The International Rescue Committee and other human rights groups have called on the U.S. to step up its outreach to Syrian refugees who are flooding through Europe, fleeing terrorism and the ongoing civil war.

"The U.S. has historically been the world leader in recognizing the moral obligation to resettle refugees," IRC President David Miliband said earlier in September, calling on President Barack Obama to take in 65,000 people before the end of 2016.

"As the German government calmly says that it expects 800,000 refugees and asylum seekers in 2015, it is vital for the U.S. to step up its response."

As many as 4 million Syrian refugees have fled their country and are hoping for resettlement in the West. While countries like Germany have pledged to take close to a million of them, U.K. Independence Party leader Nigel Farage has warned that the crisis is reaching "biblical proportions."

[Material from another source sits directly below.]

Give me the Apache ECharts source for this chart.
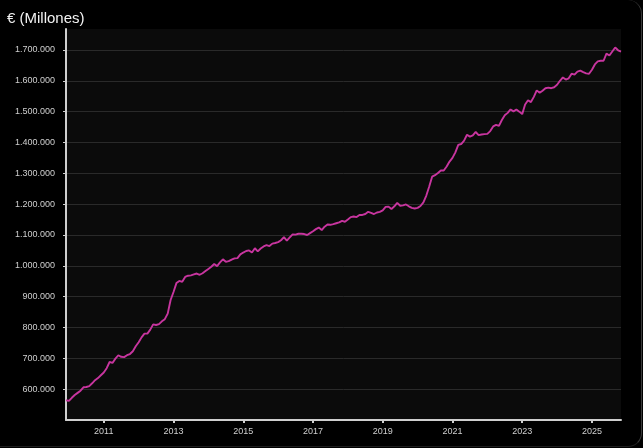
<!DOCTYPE html>
<html>
<head>
<meta charset="utf-8">
<script src="https://cdn.jsdelivr.net/npm/echarts@6/dist/echarts.min.js"></script>
<style>
  html, body { margin: 0; padding: 0; background: #000; }
  #card { position: absolute; left: 0; top: 0; width: 641px; height: 446px; background: #000;
          border-right: 1px solid #3a3a3a; border-bottom: 1px solid #1e1e1e; border-radius: 0 14px 14px 0; overflow: hidden; }
  #chart { width: 643px; height: 448px; }
</style>
</head>
<body>
<div id="card"><div id="chart"></div></div>
<script>
// Deuda en miles de millones de euros (mostrada como millones), mensual dic-2009 a nov-2025
const startYear = 2009, startMonth = 12;
const debt = [
  564,562,572,581,588,595,606,607,610,619,629,636,645,
  654,668,688,685,699,710,705,704,710,714,723,739,
  752,768,780,780,793,810,808,811,820,827,845,889,
  915,944,951,948,964,968,969,972,975,971,976,983,
  990,997,1006,999,1011,1021,1013,1015,1020,1024,1025,1037,
  1043,1048,1050,1043,1057,1047,1056,1063,1067,1064,1072,1074,
  1077,1083,1093,1082,1092,1102,1101,1104,1104,1103,1100,1106,
  1112,1119,1124,1116,1127,1134,1133,1135,1138,1141,1146,1143,
  1150,1158,1160,1158,1165,1165,1168,1175,1172,1168,1173,1175,
  1180,1191,1192,1184,1193,1204,1195,1196,1199,1193,1188,1186,
  1188,1194,1206,1228,1257,1289,1294,1301,1309,1309,1322,1338,
  1350,1368,1392,1395,1406,1425,1419,1423,1434,1424,1426,1427,
  1428,1437,1452,1457,1454,1473,1488,1496,1507,1501,1507,1500,
  1492,1523,1537,1531,1548,1569,1561,1568,1576,1578,1576,1579,
  1587,1600,1611,1604,1608,1623,1620,1630,1633,1628,1624,1623,
  1636,1653,1663,1665,1665,1688,1682,1695,1708,1699,1695
];
const yTicks = [600,700,800,900,1000,1100,1200,1300,1400,1500,1600,1700];
const xLabelYears = [2011,2013,2015,2017,2019,2021,2023,2025];
const title = '€ (Millones)';

const months = [];
{
  let y = startYear, m = startMonth;
  for (let i = 0; i < debt.length; i++) {
    months.push(y + '-' + String(m).padStart(2, '0'));
    m++; if (m > 12) { m = 1; y++; }
  }
}
function isLabelMonth(idx) {
  const v = months[idx];
  return v.endsWith('-01') && xLabelYears.indexOf(+v.slice(0, 4)) >= 0;
}
function fmt(v) {
  const n = Math.round(v * 1000);
  return String(n).replace(/\B(?=(\d{3})+(?!\d))/g, '.');
}

const chart = echarts.init(document.getElementById('chart'), null, { renderer: 'canvas' });
chart.setOption({
  backgroundColor: 'transparent',
  animation: false,
  title: {
    text: title, left: 2, top: 6,
    textStyle: { color: '#f2f2f2', fontSize: 15, fontWeight: 'normal', fontFamily: 'Liberation Sans, Arial, sans-serif' }
  },
  grid: {
    left: 66, right: 22, top: 29, bottom: 28, show: true,
    backgroundColor: '#0b0b0b', borderWidth: 0
  },
  xAxis: {
    type: 'category', data: months, boundaryGap: false,
    axisLine: { lineStyle: { color: '#cfcfcf', width: 2 } },
    axisTick: { show: true, length: 3, interval: (i) => isLabelMonth(i), lineStyle: { color: '#cfcfcf', width: 2 } },
    axisLabel: {
      interval: (i) => isLabelMonth(i), formatter: (v) => v.slice(0, 4),
      color: '#cfcfcf', fontSize: 9, margin: 7, fontFamily: 'Liberation Sans, Arial, sans-serif'
    },
    splitLine: { show: false }
  },
  yAxis: {
    type: 'value', min: 500, max: 1768,
    axisLine: { show: true, lineStyle: { color: '#cfcfcf', width: 2 } },
    axisTick: { show: true, length: 3, customValues: yTicks, lineStyle: { color: '#cfcfcf' } },
    axisLabel: {
      customValues: yTicks, formatter: fmt,
      color: '#cfcfcf', fontSize: 9, margin: 11, fontFamily: 'Liberation Sans, Arial, sans-serif'
    },
    splitLine: { show: true, lineStyle: { color: '#2a2a2a', width: 1 } }
  },
  series: [{
    type: 'line', data: debt, showSymbol: false, symbol: 'none',
    lineStyle: { color: '#c8359f', width: 1.9 }
  }]
});
</script>
</body>
</html>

Sen. Dick Durbin, D-Ill., has further added that the U.S. has a "moral obligation" to help countries that are hosting the refugees.

"Moreover, at this delicate moment in relations between the United States and the Arab world, offering safe haven to more Syrians refugees will send a positive signal about our concern for the suffering of innocent Syrian civilians," Durbin said in a letter to Obama earlier this year.

Beck has been raising money through his Nazarene Fund for vulnerable Christians in Iraq and Syria, and is hoping to raise $10 million before December in order to help resettle Christian families and provide humanitarian support.

Beck, a born-again Mormon, has been speaking at a number of churches in Florida, and on July 4 also spoke at Pastor Ed Young's Fellowship Church in Grapevine, Texas, which is one of the largest megachurches in the U.S.